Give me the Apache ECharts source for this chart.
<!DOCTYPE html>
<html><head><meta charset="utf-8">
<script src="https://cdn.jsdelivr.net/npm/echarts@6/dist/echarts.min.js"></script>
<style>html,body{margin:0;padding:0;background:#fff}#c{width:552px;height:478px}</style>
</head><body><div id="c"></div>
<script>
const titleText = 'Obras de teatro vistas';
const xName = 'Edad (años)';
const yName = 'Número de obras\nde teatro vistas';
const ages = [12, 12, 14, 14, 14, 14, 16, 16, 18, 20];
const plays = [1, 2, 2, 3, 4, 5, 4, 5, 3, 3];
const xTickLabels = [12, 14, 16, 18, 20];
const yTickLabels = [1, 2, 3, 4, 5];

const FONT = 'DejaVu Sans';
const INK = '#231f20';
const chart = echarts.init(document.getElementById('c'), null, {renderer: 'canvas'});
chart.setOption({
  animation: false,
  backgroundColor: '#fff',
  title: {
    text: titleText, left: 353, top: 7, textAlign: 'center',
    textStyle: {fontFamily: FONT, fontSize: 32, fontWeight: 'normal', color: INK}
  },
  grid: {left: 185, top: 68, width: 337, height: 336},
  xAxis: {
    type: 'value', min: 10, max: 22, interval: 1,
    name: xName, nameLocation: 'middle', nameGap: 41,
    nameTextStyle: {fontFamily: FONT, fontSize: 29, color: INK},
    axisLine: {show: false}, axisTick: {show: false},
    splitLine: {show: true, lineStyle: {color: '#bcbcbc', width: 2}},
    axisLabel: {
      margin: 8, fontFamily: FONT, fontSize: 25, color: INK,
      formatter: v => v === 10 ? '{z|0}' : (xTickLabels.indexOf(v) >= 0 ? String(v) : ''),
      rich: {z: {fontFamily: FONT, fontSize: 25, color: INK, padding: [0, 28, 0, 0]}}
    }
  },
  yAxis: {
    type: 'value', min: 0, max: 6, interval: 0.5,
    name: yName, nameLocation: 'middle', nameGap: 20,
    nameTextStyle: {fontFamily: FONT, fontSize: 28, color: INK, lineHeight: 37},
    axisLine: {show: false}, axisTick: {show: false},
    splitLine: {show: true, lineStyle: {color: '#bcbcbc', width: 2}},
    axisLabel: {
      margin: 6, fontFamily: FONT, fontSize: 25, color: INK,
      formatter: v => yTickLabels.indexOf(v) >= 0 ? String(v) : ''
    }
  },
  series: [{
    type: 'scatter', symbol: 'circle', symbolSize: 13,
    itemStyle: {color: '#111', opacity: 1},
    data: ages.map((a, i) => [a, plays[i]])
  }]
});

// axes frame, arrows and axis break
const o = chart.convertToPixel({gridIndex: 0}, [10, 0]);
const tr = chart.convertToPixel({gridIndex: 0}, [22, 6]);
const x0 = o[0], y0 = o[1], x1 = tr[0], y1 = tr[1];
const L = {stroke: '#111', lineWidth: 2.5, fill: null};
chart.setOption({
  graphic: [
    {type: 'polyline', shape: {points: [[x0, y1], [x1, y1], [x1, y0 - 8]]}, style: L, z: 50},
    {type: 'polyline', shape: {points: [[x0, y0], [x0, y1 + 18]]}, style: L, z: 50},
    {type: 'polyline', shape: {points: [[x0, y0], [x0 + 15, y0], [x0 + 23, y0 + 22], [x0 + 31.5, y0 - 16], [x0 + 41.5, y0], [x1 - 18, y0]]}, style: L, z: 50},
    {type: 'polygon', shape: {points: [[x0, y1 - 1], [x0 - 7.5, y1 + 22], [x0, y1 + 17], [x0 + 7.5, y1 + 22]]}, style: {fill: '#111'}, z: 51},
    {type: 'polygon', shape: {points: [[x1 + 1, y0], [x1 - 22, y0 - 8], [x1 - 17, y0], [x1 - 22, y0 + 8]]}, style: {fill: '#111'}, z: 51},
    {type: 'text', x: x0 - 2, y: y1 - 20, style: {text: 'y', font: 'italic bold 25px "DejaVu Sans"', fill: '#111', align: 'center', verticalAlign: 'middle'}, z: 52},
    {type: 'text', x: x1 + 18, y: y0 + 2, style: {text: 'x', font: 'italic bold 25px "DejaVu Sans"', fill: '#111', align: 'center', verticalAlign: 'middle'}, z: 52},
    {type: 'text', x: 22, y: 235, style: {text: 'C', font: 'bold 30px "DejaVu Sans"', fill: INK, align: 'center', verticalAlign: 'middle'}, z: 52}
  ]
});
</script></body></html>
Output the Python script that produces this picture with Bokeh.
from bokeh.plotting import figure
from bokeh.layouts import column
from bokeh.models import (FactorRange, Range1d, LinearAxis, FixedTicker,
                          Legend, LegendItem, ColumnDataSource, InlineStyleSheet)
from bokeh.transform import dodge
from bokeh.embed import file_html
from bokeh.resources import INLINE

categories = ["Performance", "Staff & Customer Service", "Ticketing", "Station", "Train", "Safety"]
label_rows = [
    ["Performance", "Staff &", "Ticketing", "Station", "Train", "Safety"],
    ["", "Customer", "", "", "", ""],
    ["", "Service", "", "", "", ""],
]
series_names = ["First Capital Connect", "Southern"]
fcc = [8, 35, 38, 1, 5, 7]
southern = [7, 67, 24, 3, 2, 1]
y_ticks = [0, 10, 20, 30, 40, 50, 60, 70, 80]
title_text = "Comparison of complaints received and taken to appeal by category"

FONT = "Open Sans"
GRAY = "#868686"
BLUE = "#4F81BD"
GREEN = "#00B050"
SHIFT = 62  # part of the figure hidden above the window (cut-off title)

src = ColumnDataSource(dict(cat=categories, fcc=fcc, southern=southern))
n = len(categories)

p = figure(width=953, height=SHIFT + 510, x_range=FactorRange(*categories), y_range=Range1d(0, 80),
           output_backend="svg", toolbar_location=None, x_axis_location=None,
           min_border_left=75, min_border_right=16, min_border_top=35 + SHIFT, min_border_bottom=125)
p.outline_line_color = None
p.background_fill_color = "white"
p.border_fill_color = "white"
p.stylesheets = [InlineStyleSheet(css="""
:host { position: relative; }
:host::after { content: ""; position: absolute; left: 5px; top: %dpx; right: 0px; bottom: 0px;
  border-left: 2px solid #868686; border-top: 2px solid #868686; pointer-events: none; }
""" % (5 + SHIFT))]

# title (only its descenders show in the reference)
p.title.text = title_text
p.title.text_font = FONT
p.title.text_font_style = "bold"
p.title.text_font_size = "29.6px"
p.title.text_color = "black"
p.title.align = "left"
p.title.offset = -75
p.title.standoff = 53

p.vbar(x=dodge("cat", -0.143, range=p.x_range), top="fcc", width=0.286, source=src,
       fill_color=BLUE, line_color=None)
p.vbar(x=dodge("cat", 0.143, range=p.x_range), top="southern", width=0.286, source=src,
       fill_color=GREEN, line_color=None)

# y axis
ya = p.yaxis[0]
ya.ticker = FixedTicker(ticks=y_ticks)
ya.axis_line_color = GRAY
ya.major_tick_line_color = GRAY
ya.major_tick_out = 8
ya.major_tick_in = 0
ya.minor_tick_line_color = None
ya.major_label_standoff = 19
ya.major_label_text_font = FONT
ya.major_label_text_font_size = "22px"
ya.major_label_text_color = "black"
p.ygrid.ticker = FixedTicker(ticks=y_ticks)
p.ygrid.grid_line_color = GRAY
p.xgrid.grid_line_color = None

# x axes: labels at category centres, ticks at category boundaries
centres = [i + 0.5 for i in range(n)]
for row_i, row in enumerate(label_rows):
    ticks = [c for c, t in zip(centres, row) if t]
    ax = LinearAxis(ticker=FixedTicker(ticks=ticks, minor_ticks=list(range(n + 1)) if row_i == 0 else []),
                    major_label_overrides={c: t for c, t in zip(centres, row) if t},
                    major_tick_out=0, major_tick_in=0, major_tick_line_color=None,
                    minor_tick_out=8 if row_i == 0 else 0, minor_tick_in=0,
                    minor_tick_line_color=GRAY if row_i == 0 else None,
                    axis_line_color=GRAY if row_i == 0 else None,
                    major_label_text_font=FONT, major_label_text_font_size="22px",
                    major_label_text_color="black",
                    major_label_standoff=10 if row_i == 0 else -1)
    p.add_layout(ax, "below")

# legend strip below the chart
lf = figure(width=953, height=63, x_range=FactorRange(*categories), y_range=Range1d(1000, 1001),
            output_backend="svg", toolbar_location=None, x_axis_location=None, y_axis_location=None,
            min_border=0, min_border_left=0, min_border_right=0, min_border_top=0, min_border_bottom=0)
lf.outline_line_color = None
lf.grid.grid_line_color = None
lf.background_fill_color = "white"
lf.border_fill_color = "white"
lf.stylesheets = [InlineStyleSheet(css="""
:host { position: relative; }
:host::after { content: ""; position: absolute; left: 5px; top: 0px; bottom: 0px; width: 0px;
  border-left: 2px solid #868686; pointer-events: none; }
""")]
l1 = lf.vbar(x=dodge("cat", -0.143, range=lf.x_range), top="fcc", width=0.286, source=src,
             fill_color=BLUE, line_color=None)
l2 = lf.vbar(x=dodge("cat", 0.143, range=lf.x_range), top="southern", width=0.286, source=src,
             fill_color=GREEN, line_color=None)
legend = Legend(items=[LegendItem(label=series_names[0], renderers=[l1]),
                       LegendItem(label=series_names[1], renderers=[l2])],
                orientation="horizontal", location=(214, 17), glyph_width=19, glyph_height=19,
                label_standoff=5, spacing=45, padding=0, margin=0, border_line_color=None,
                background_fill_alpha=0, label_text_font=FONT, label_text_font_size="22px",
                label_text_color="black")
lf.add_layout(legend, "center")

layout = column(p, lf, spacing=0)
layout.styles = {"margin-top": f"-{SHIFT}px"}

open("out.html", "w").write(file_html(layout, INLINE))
○ ○ ○ ○
__PROBLEM__: Reproduce exactly the lines from the line with "Output the Python" to the line with "n = len(categories)", both end lines included.

__RESULT__:
Output the Python script that produces this picture with Bokeh.
from bokeh.plotting import figure
from bokeh.layouts import column
from bokeh.models import (FactorRange, Range1d, LinearAxis, FixedTicker,
                          Legend, LegendItem, ColumnDataSource, InlineStyleSheet)
from bokeh.transform import dodge
from bokeh.embed import file_html
from bokeh.resources import INLINE

categories = ["Performance", "Staff & Customer Service", "Ticketing", "Station", "Train", "Safety"]
label_rows = [
    ["Performance", "Staff &", "Ticketing", "Station", "Train", "Safety"],
    ["", "Customer", "", "", "", ""],
    ["", "Service", "", "", "", ""],
]
series_names = ["First Capital Connect", "Southern"]
fcc = [8, 35, 38, 1, 5, 7]
southern = [7, 67, 24, 3, 2, 1]
y_ticks = [0, 10, 20, 30, 40, 50, 60, 70, 80]
title_text = "Comparison of complaints received and taken to appeal by category"

FONT = "Open Sans"
GRAY = "#868686"
BLUE = "#4F81BD"
GREEN = "#00B050"
SHIFT = 62  # part of the figure hidden above the window (cut-off title)

src = ColumnDataSource(dict(cat=categories, fcc=fcc, southern=southern))
n = len(categories)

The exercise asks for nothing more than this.